Almost as conspicuous was how nicely Tiger and Phil coexisted at September's Presidents Cup. This was their team, and they responded not only by assuming leadership roles, but by making an overt attempt at something akin to a friendship. After the U.S. completed its thrashing of the Internationals, they even sat next to each other at the team press conference.

That doesn't make them pals, but when the session ended with a woman asking the two where they would be sending their charity money, Philly Mick grabbed the microphone and rattled off a flawless, 45-second synopsis of the Tiger Woods Foundation. Maybe you had to be there, but it was quite humorous. Again, nobody laughed harder than TW.

This was in stark contrast to a situation I experienced in 2002. I had arranged to meet with Woods while he ate lunch in the players lounge on Wednesday at Las Colinas, and we had just started the interview when Mickelson pulled up a chair and made himself comfortable. Tiger clearly wasn't however, and for the next 10 minutes, I watched golf's two biggest superstars socialize like a pair of rival high-school prom queens.

They made a bet on the upcoming NBA Finals. Woods took the Los Angeles Lakers after Mickelson, in what seemed like an attempt to buy Tiger's favor, initiated the wager by taking the New Jersey Nets. If there was anything else semi-interesting about their chat, you'd find it here, but it was plain to see these guys had everything, yet nothing, in common.

In a packed lounge where everyone seemed to be staring, I figured Sergio and Vijay would join us too. "That was weird," Woods sighed after Mickelson bid us farewell. Things have gotten better in the 5½ years since, but the two have such different personalities that it's difficult for me to envision them ever getting close.

Without question, three-plus years of marriage have changed Tiger more than the effects of fame and fortune. He could be pretty judgmental pre-Elin, and if reaching conclusions on the specifics of his wife's positive influence is pure guesswork, one senses the maturation process has led to a higher level of compassion toward his prime antagonists. Mickelson's foot-in-mouth tendencies, Garcia's untoward exuberance, Singh's surly demeanor -- things that might have bothered Woods in the past don't gnaw at him anymore.

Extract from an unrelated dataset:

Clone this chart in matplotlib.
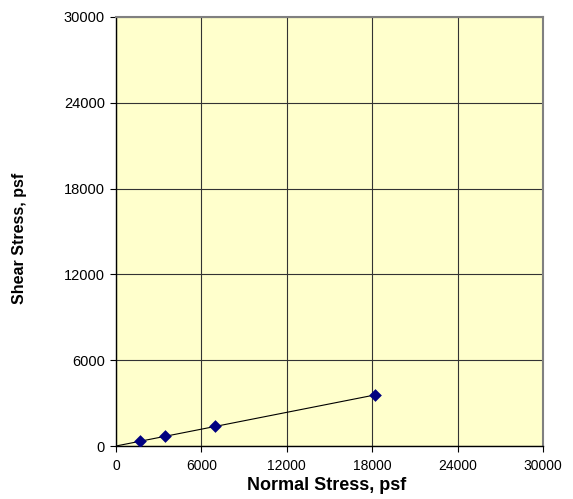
import numpy as np
import matplotlib.pyplot as plt

# Data
normal_stress = [1690, 3460, 6960, 18200]
shear_stress = [370, 700, 1400, 3550]
ticks = [0, 6000, 12000, 18000, 24000, 30000]

plt.rcParams['font.family'] = ['Liberation Sans', 'DejaVu Sans']

fig = plt.figure(figsize=(5.73, 4.99), dpi=100)
ax = fig.add_axes([116 / 573, 53 / 499, 427 / 573, 429 / 499])
ax.set_facecolor('#FFFFCC')

# Trendline through origin
x = np.array(normal_stress)
y = np.array(shear_stress)
slope = np.sum(x * y) / np.sum(x * x)
ax.plot([0, x.max()], [0, slope * x.max()], color='black', lw=0.8, zorder=3)

ax.scatter(normal_stress, shear_stress, marker='D', s=42, color='#000080',
           zorder=4, linewidths=0)

ax.set_xlim(0, 30000)
ax.set_ylim(0, 30000)
ax.set_xticks(ticks)
ax.set_yticks(ticks)
ax.grid(True, color='#333333', lw=0.8)
ax.set_axisbelow(True)

for side in ['top', 'right']:
    ax.spines[side].set_color('#808080')
    ax.spines[side].set_linewidth(1.5)
for side in ['left', 'bottom']:
    ax.spines[side].set_color('black')
    ax.spines[side].set_linewidth(1.0)

ax.tick_params(direction='out', length=4, width=0.8)
ax.tick_params(axis='x', labelsize=10, pad=5)
ax.tick_params(axis='y', labelsize=10.5, pad=4)

ax.set_xlabel('Normal Stress, psf', fontsize=13, fontweight='bold')
ax.set_ylabel('Shear Stress, psf', fontsize=11.5, fontweight='bold')
ax.xaxis.label.set_va('center')
ax.yaxis.label.set_va('center')
ax.xaxis.set_label_coords(0.493, -0.091)
ax.yaxis.set_label_coords(-0.225, 0.485)

fig.savefig('out.png', dpi=100)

Elin is said to have a healthy competitive spirit and a distinct preference for privacy, and as tour spouses go, she couldn't be more discreet or understated. Maybe Woods took the Ireland trip off his calendar in 2003 because it wasn't very exciting, or maybe his relationship with a Swedish nanny had progressed to the point where he didn't want to spend five days hanging out with the guys and casting for brown trout.

In July '02 my own journey to the Emerald Isle included a couple of days at the K Club, the posh resort at which Tiger, Mark O'Meara and the gang spent most of their time. I walked into the dining room for an early breakfast and found Woods sitting alone with what appeared to be a huge stack of media clips. Three poached eggs later, I approached his table to say hello.

He was friendly and funny, if not very forthright, so we kept it light. Just how Tiger likes it.